The store was stocked with Troy Bilt® roto-tillers, Garden Way carts, gardening tools, seeds, guides, canning supplies, and food processing equipment.

Garden Way Living Center ad - 1974

The popularity of the Garden Way Living Center coincided with the rapid expansion of community gardening across Vermont, spearheaded by Tommy Thompson of Gardens for All.

Less than a mile from the store, dozens of new community garden plots were slated to become available in the spring of 1974. The University of Vermont provided land for community gardening at the East Avenue jughandle. Gardens for All coordinated site preparation. The jughandle garden site was in addition to the large Orchard community garden off East Avenue. A new community garden site also opened in 1974 at the UVM Medical Center, on the corner of East Avenue and Colchester Avenue.

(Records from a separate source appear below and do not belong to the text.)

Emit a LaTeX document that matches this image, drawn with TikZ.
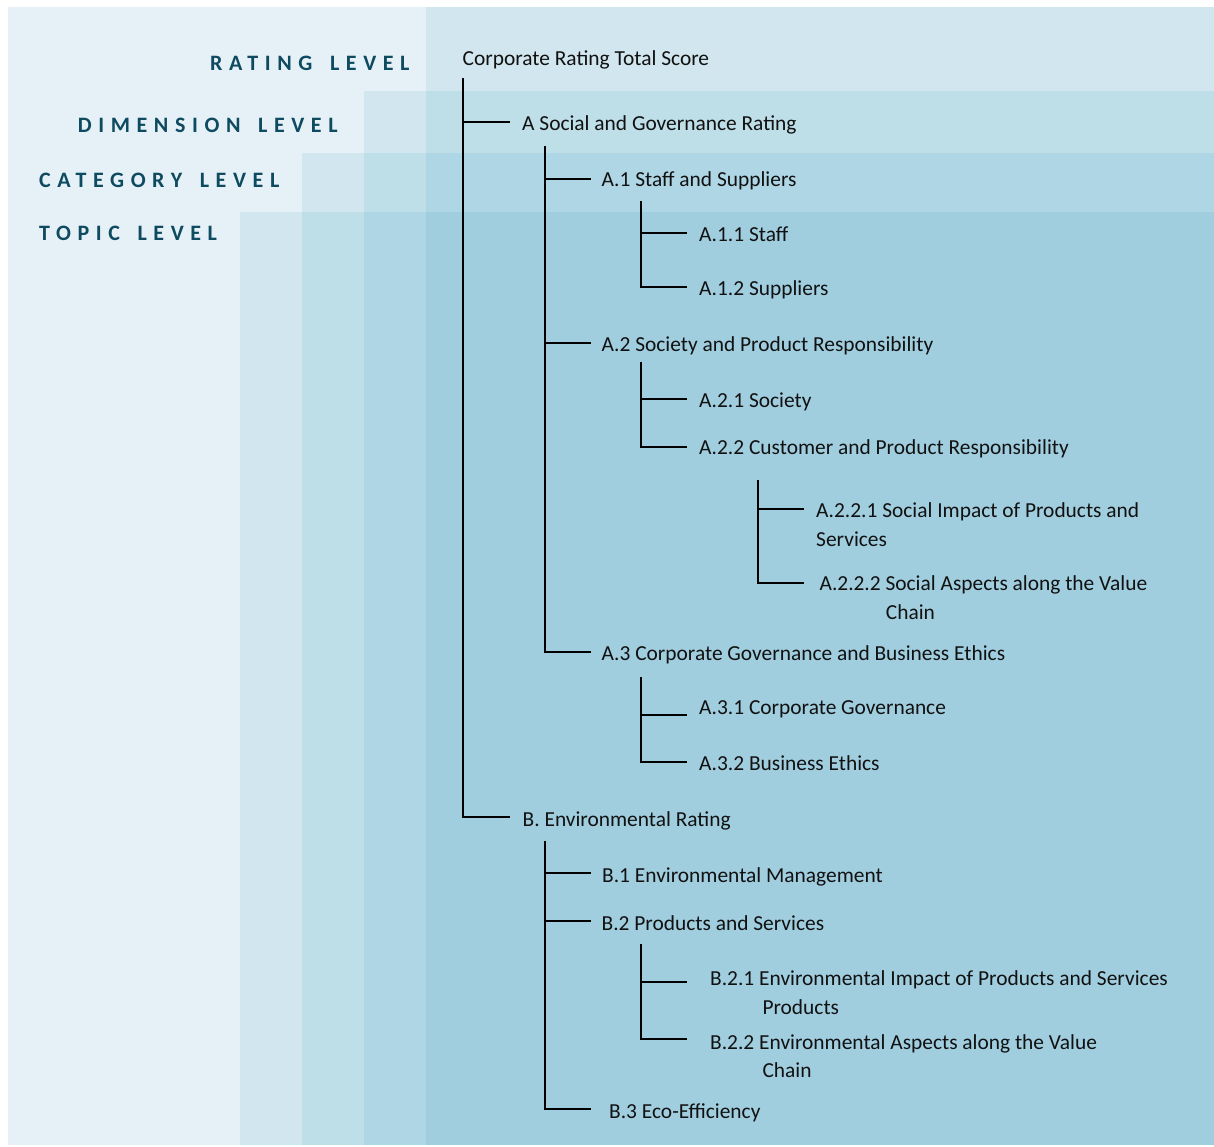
\documentclass[tikz,border=0pt]{standalone}
\usepackage{fontspec}
\setmainfont{Carlito}
\newfontfamily\lvlfont[LetterSpace=30]{Carlito}
\definecolor{bgz}{HTML}{E6F1F7}
\definecolor{bga}{HTML}{D1E6EF}
\definecolor{bgb}{HTML}{BEDEE8}
\definecolor{bgc}{HTML}{AFD6E4}
\definecolor{bgd}{HTML}{A0CEDF}
\definecolor{lvlc}{HTML}{0E4A60}
\definecolor{txt}{HTML}{111111}
\newcommand{\wsp}{\hspace{6pt} }
\begin{document}
\begin{tikzpicture}[x=1pt,y=-1pt,
  tree/.style={line width=2pt,black},
  item/.style={anchor=base west,inner sep=0pt,font=\fontsize{21.4}{28.5}\selectfont,text=txt},
  lvl/.style={anchor=base west,inner sep=0pt,font=\lvlfont\bfseries\fontsize{22}{26}\selectfont,text=lvlc}]
\useasboundingbox (0,0) rectangle (1214,1146);
\fill[white] (0,0) rectangle (1214,1146);
\fill[bgz] (8,7) rectangle (1214,1145);
% level 1
\fill[bga] (240,212) rectangle (1214,1145);
\fill[bga] (302,153) rectangle (1214,1145);
\fill[bga] (364,91) rectangle (1214,1145);
\fill[bga] (426,7) rectangle (1214,1145);
% level 2
\fill[bgb] (302,212) rectangle (1214,1145);
\fill[bgb] (364,153) rectangle (1214,1145);
\fill[bgb] (426,91) rectangle (1214,1145);
% level 3
\fill[bgc] (364,212) rectangle (1214,1145);
\fill[bgc] (426,153) rectangle (1214,1145);
% level 4
\fill[bgd] (426,212) rectangle (1214,1145);

% level labels
\node[lvl] (lrating) at (210,70) {RATING\wsp LEVEL};
\node[lvl] (ldim) at (77.7,132.7) {DIMENSION\wsp LEVEL};
\node[lvl] (lcat) at (39,187.7) {CATEGORY\wsp LEVEL};
\node[lvl] (ltop) at (39,240.7) {TOPIC\wsp LEVEL};

% tree nodes
\node[item] (root) at (462.5,65) {Corporate Rating Total Score};
\node[item] (A) at (522,130) {A Social and Governance Rating};
\node[item] (A1) at (601.5,186) {A.1 Staff and Suppliers};
\node[item] (A11) at (699,241) {A.1.1 Staff};
\node[item] (A12) at (699,295) {A.1.2 Suppliers};
\node[item] (A2) at (601.5,351.7) {A.2 Society and Product Responsibility};
\node[item] (A21) at (699,407.3) {A.2.1 Society};
\node[item] (A22) at (699,454) {A.2.2 Customer and Product Responsibility};
\node[item] (A221) at (816,517.7) {\begin{tabular}[t]{@{}l@{}}A.2.2.1 Social Impact of Products and\\Services\end{tabular}};
\node[item] (A222) at (819.3,590.7) {\begin{tabular}[t]{@{}l@{}}A.2.2.2 Social Aspects along the Value\\\hspace*{66.4pt}Chain\end{tabular}};
\node[item] (A3) at (601.5,660.7) {A.3 Corporate Governance and Business Ethics};
\node[item] (A31) at (699,714) {A.3.1 Corporate Governance};
\node[item] (A32) at (699,770) {A.3.2 Business Ethics};
\node[item] (B) at (522.5,826) {B. Environmental Rating};
\node[item] (B1) at (602,882.3) {B.1 Environmental Management};
\node[item] (B2) at (601.5,930) {B.2 Products and Services};
\node[item] (B21) at (710,985.7) {\begin{tabular}[t]{@{}l@{}}B.2.1 Environmental Impact of Products and Services\\\hspace*{52.3pt}Products\end{tabular}};
\node[item] (B22) at (710,1049) {\begin{tabular}[t]{@{}l@{}}B.2.2 Environmental Aspects along the Value\\\hspace*{52.3pt}Chain\end{tabular}};
\node[item] (B3) at (609,1118.3) {B.3 Eco-Efficiency};

% vertical starts
\coordinate (vroot) at (463.3,78);
\coordinate (vA) at (545,146);
\coordinate (vA1) at (641,201);
\coordinate (vA2) at (641,361.7);
\coordinate (vA22) at (758.3,480);
\coordinate (vA3) at (641,677);
\coordinate (vB) at (545,841);
\coordinate (vB2) at (641,944);

% connectors
\draw[tree] (vroot) |- ([xshift=-12pt,yshift=8pt]A.base west);
\draw[tree] (vroot) |- ([xshift=-12.5pt,yshift=9pt]B.base west);
\draw[tree] (vA) |- ([xshift=-10.5pt,yshift=7pt]A1.base west);
\draw[tree] (vA) |- ([xshift=-10.5pt,yshift=8.7pt]A2.base west);
\draw[tree] (vA) |- ([xshift=-10.5pt,yshift=8.7pt]A3.base west);
\draw[tree] (vA1) |- ([xshift=-12pt,yshift=8.5pt]A11.base west);
\draw[tree] (vA1) |- ([xshift=-12pt,yshift=8.3pt]A12.base west);
\draw[tree] (vA2) |- ([xshift=-12pt,yshift=8pt]A21.base west);
\draw[tree] (vA2) |- ([xshift=-12pt,yshift=7.3pt]A22.base west);
\draw[tree] (vA22) |- ([xshift=-12pt,yshift=8.4pt]A221.base west);
\draw[tree] (vA22) |- ([xshift=-15pt,yshift=8pt]A222.base west);
\draw[tree] (vA3) |- ([xshift=-12pt,yshift=-1pt]A31.base west);
\draw[tree] (vA3) |- ([xshift=-12pt,yshift=7.7pt]A32.base west);
\draw[tree] (vB) |- ([xshift=-11pt,yshift=9pt]B1.base west);
\draw[tree] (vB) |- ([xshift=-10.5pt,yshift=9.5pt]B2.base west);
\draw[tree] (vB) |- ([xshift=-18pt,yshift=9.3pt]B3.base west);
\draw[tree] (vB2) |- ([xshift=-23pt,yshift=3.7pt]B21.base west);
\draw[tree] (vB2) |- ([xshift=-23pt,yshift=9.7pt]B22.base west);
\end{tikzpicture}
\end{document}
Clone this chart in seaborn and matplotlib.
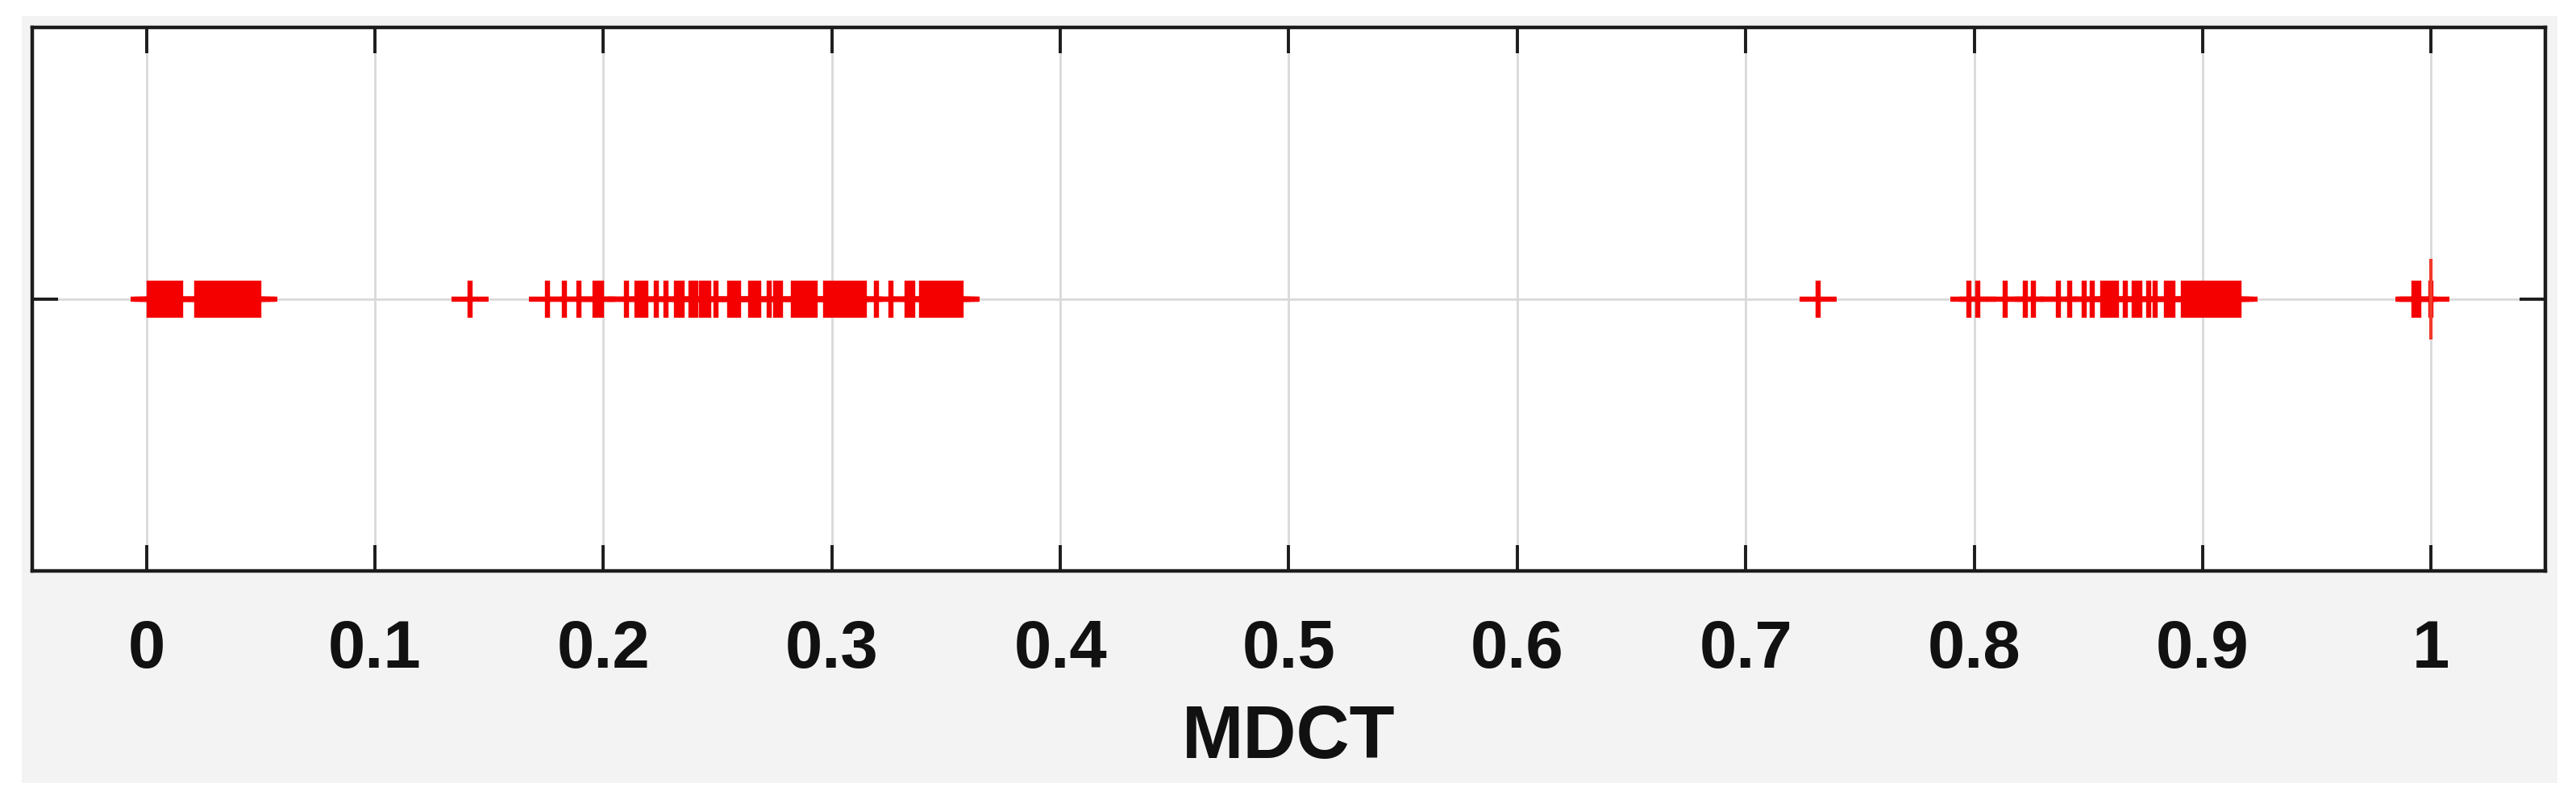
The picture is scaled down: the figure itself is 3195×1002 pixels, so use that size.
import seaborn as sns
import pandas as pd
import matplotlib.pyplot as plt
from matplotlib.patches import Rectangle

# MDCT values (all at y = 0)
cluster_low = [0.001, 0.003, 0.005, 0.007, 0.009, 0.011, 0.013, 0.015,
               0.022, 0.024, 0.026, 0.028, 0.030, 0.032, 0.034, 0.036,
               0.038, 0.040, 0.042, 0.044, 0.046, 0.048, 0.049]
cluster_mid = [0.1416, 0.1754, 0.1829, 0.1891, 0.1965, 0.1978, 0.1991,
               0.2101, 0.2146, 0.2160, 0.2175, 0.2187, 0.2232, 0.2275,
               0.2320, 0.2333, 0.2346, 0.2384, 0.2406, 0.2428, 0.2449,
               0.2461, 0.2493, 0.2552, 0.2566, 0.2580, 0.2593, 0.2646,
               0.2660, 0.2672, 0.2680, 0.2725, 0.2754, 0.2775, 0.2832,
               0.2847, 0.2862, 0.2877, 0.2892, 0.2907, 0.2922, 0.2926,
               0.2972, 0.2987, 0.3002, 0.3017, 0.3032, 0.3047, 0.3062,
               0.3077, 0.3092, 0.3107, 0.3122, 0.3137, 0.3143, 0.3196,
               0.3260, 0.3328, 0.3341, 0.3354, 0.3393, 0.3408, 0.3423,
               0.3438, 0.3453, 0.3468, 0.3483, 0.3498, 0.3513, 0.3528,
               0.3543, 0.3558, 0.3564]
cluster_high = [0.7317, 0.7978, 0.8014, 0.8137, 0.8223, 0.8259, 0.8367,
                0.8417, 0.8482, 0.8518, 0.8563, 0.8578, 0.8593, 0.8608,
                0.8624, 0.8662, 0.8699, 0.8712, 0.8725, 0.8763, 0.8791,
                0.8843, 0.8856, 0.8869, 0.8915, 0.8930, 0.8945, 0.8960,
                0.8975, 0.8990, 0.9005, 0.9020, 0.9035, 0.9050, 0.9065,
                0.9080, 0.9095, 0.9110, 0.9125, 0.9140, 0.9160]
cluster_top = [0.9925, 0.9935, 0.9945, 1.0]
tall_mark = [1.0]

xticks = [0, 0.1, 0.2, 0.3, 0.4, 0.5, 0.6, 0.7, 0.8, 0.9, 1]
xticklabels = ["0", "0.1", "0.2", "0.3", "0.4", "0.5", "0.6", "0.7", "0.8", "0.9", "1"]

values = cluster_low + cluster_mid + cluster_high + cluster_top
data = pd.DataFrame({"MDCT": values, "y": [0] * len(values)})
extra = pd.DataFrame({"MDCT": tall_mark, "y": [0] * len(tall_mark)})

sns.set_theme(style="white")
plt.rcParams['font.family'] = ['Liberation Sans', 'DejaVu Sans']

fig = plt.figure(figsize=(31.95, 10.03), dpi=100, facecolor="white")
# light grey panel behind the plot, like the exported figure window
fig.patches.append(Rectangle((27 / 3195, 1 - 972 / 1003), (3172 - 27) / 3195, (972 - 21) / 1003,
                             transform=fig.transFigure, facecolor="#f3f3f3", edgecolor="none", zorder=-10))
ax = fig.add_axes([40 / 3195, 1 - 709 / 1003, (3157 - 40) / 3195, (709 - 35) / 1003])
ax.set_facecolor("white")

sns.scatterplot(data=data, x="MDCT", y="y", marker="+", color="#f50000",
                s=33 ** 2, linewidth=4.6, ax=ax, zorder=3)
sns.scatterplot(data=extra, x="MDCT", y="y", marker="|", color="#f23a2a",
                s=72 ** 2, linewidth=3.0, ax=ax, zorder=4)

ax.set_xlim(-0.05, 1.05)
ax.set_ylim(-1, 1)
ax.set_xticks(xticks)
ax.set_xticklabels(xticklabels, fontsize=60, fontweight="bold", color="#111111")
ax.set_yticks([0])
ax.set_yticklabels([])
ax.grid(True, color="#d9d9d9", linewidth=2)
ax.set_axisbelow(True)
ax.tick_params(axis="x", direction="in", length=23, width=2.8, color="#1c1c1c",
               top=True, bottom=True, pad=42)
ax.tick_params(axis="y", direction="in", length=23, width=2.8, color="#1c1c1c",
               left=True, right=True)
for sp in ax.spines.values():
    sp.set_color("#1c1c1c")
    sp.set_linewidth(3.2)
ax.set_xlabel("MDCT", fontsize=66, fontweight="bold", labelpad=20, color="#111111")
ax.set_ylabel("")

plt.savefig("out.png", dpi=100, facecolor="white")
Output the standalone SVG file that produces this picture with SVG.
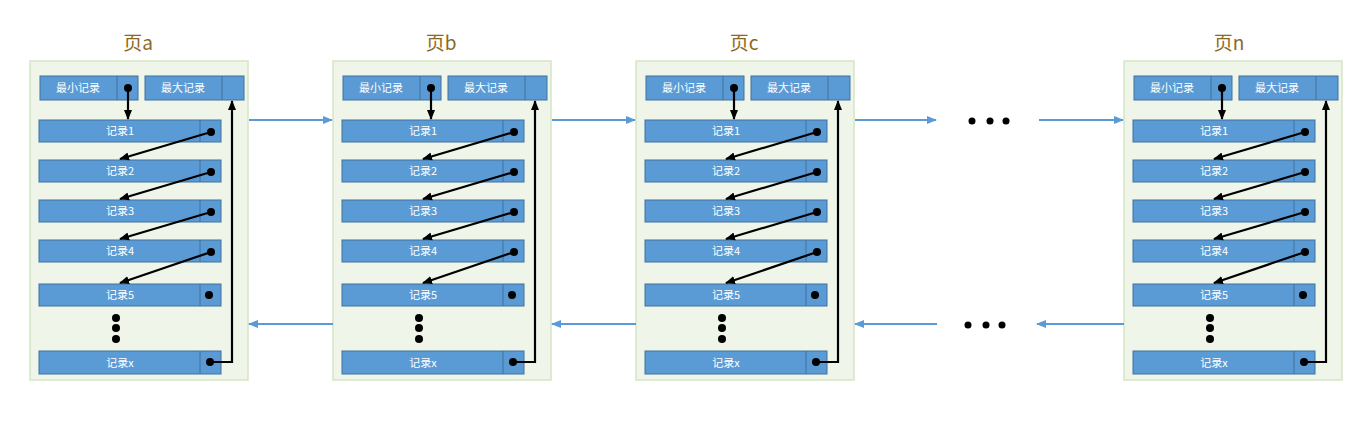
<svg xmlns="http://www.w3.org/2000/svg" width="1365" height="425" viewBox="0 0 1365 425">
<style>
.page{fill:#eff5e9;stroke:#d5e5c4;stroke-width:1.5}
.title{font-family:"Noto Sans CJK SC","Liberation Sans",sans-serif;font-size:19px;fill:#8a6a1f;text-anchor:middle}
.box{fill:#5b9bd5;stroke:#41719c;stroke-width:1}
.div{stroke:#41719c;stroke-width:1}
.lbl{font-family:"Noto Sans CJK SC","Liberation Sans",sans-serif;font-size:11px;fill:#ffffff;text-anchor:middle}
.ptr{fill:none;stroke:#000;stroke-width:2.2}
.dot{fill:#000}
.link{fill:none;stroke:#5b9bd5;stroke-width:2}
</style>
<defs>
<marker id="ah" markerUnits="userSpaceOnUse" markerWidth="10" markerHeight="10" viewBox="0 0 10 10" refX="9" refY="5" orient="auto">
<path d="M0,1 L10,5 L0,9 Z" fill="#000"/>
</marker>
<marker id="bh" markerUnits="userSpaceOnUse" markerWidth="10" markerHeight="10" viewBox="0 0 10 10" refX="9" refY="5" orient="auto">
<path d="M0,1 L10,5 L0,9 Z" fill="#5b9bd5"/>
</marker>
<g id="pageBody">
<rect class="page" x="30" y="61" width="218" height="319"/>
<rect class="box" x="40" y="76" width="98" height="24"/><line class="div" x1="117" y1="76" x2="117" y2="100"/>
<text class="lbl" x="78" y="92">最小记录</text>
<rect class="box" x="145" y="76" width="99" height="24"/><line class="div" x1="222" y1="76" x2="222" y2="100"/>
<text class="lbl" x="183" y="92">最大记录</text>
<rect class="box" x="39" y="120" width="182" height="22"/><line class="div" x1="200" y1="120" x2="200" y2="142"/>
<text class="lbl" x="120" y="135">记录1</text>
<rect class="box" x="39" y="160" width="182" height="22"/><line class="div" x1="200" y1="160" x2="200" y2="182"/>
<text class="lbl" x="120" y="175">记录2</text>
<rect class="box" x="39" y="200" width="182" height="22"/><line class="div" x1="200" y1="200" x2="200" y2="222"/>
<text class="lbl" x="120" y="215">记录3</text>
<rect class="box" x="39" y="240" width="182" height="22"/><line class="div" x1="200" y1="240" x2="200" y2="262"/>
<text class="lbl" x="120" y="255">记录4</text>
<rect class="box" x="39" y="284" width="182" height="22"/><line class="div" x1="200" y1="284" x2="200" y2="306"/>
<text class="lbl" x="120" y="299">记录5</text>
<circle class="dot" cx="116" cy="318" r="4"/><circle class="dot" cx="116" cy="328" r="4"/><circle class="dot" cx="116" cy="339" r="4"/>
<rect class="box" x="39" y="351" width="182" height="23"/><line class="div" x1="200" y1="351" x2="200" y2="374"/>
<text class="lbl" x="120" y="367">记录x</text>
</g>
<g id="pagePtrs">
<circle class="dot" cx="128" cy="88" r="4"/><line class="ptr" x1="128" y1="88" x2="128" y2="119" marker-end="url(#ah)"/>
<circle class="dot" cx="211" cy="132" r="4"/><line class="ptr" x1="211" y1="132" x2="120" y2="159" marker-end="url(#ah)"/>
<circle class="dot" cx="211" cy="172" r="4"/><line class="ptr" x1="211" y1="172" x2="120" y2="199" marker-end="url(#ah)"/>
<circle class="dot" cx="211" cy="212" r="4"/><line class="ptr" x1="211" y1="212" x2="120" y2="239" marker-end="url(#ah)"/>
<circle class="dot" cx="211" cy="252" r="4"/><line class="ptr" x1="211" y1="252" x2="120" y2="283" marker-end="url(#ah)"/>
<circle class="dot" cx="209" cy="295" r="4"/>
<circle class="dot" cx="210" cy="362" r="4"/><polyline class="ptr" points="210,362 232,362 232,101" marker-end="url(#ah)"/>
</g>
</defs>
<g id="page-a"><use href="#pageBody"/><text class="title" x="138" y="50">页a</text></g>
<g id="page-b" transform="translate(303,0)"><use href="#pageBody"/><text class="title" x="138" y="50">页b</text></g>
<g id="page-c" transform="translate(606,0)"><use href="#pageBody"/><text class="title" x="138" y="50">页c</text></g>
<g id="page-n" transform="translate(1094,0)"><use href="#pageBody"/><text class="title" x="135" y="50">页n</text></g>
<g id="ellipsis-top"><circle class="dot" cx="972" cy="121" r="3.5"/><circle class="dot" cx="990" cy="121" r="3.5"/><circle class="dot" cx="1006" cy="121" r="3.5"/></g>
<g id="ellipsis-bottom"><circle class="dot" cx="968" cy="325" r="3.5"/><circle class="dot" cx="986" cy="325" r="3.5"/><circle class="dot" cx="1002" cy="325" r="3.5"/></g>
<g id="connectors">
<use href="#pagePtrs"/>
<use href="#pagePtrs" transform="translate(303,0)"/>
<use href="#pagePtrs" transform="translate(606,0)"/>
<use href="#pagePtrs" transform="translate(1094,0)"/>
<line class="link" x1="249" y1="120" x2="332" y2="120" marker-end="url(#bh)"/>
<line class="link" x1="333" y1="324" x2="249" y2="324" marker-end="url(#bh)"/>
<line class="link" x1="552" y1="120" x2="635" y2="120" marker-end="url(#bh)"/>
<line class="link" x1="636" y1="324" x2="552" y2="324" marker-end="url(#bh)"/>
<line class="link" x1="855" y1="120" x2="936" y2="120" marker-end="url(#bh)"/>
<line class="link" x1="1039" y1="120" x2="1123" y2="120" marker-end="url(#bh)"/>
<line class="link" x1="1124" y1="324" x2="1037" y2="324" marker-end="url(#bh)"/>
<line class="link" x1="937" y1="324" x2="855" y2="324" marker-end="url(#bh)"/>
</g>
</svg>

* During the mid 1980s, the Garden Way Living Center transitioned into a factory outlet for Troy Bilt® rototillers. The factory outlet closed in 1988. Gardener's Supply Company opened a retail garden center in the Intervale to fill the void. Cheese and Wine Traders has occupied the former Garden Way Living Center building since 1991.

Vittorio Strainer - apple sauce - Jim Flint

Author's note: In the fall of 1982, I traveled from my rented farmstead in Ferrisburgh to the Garden Way Living Center in South Burlington, where Cheese Traders is now located. From the mid 1970s to the mid 1980s, the store was the go-to place for "back to the landers."

I purchased a Vittorio Strainer and Mehu Maija Steamer Juicer that autumn day. During the past four decades, our family has used the ingenious food processing equipment during harvest season to make batches of tomato puree and pink applesauce.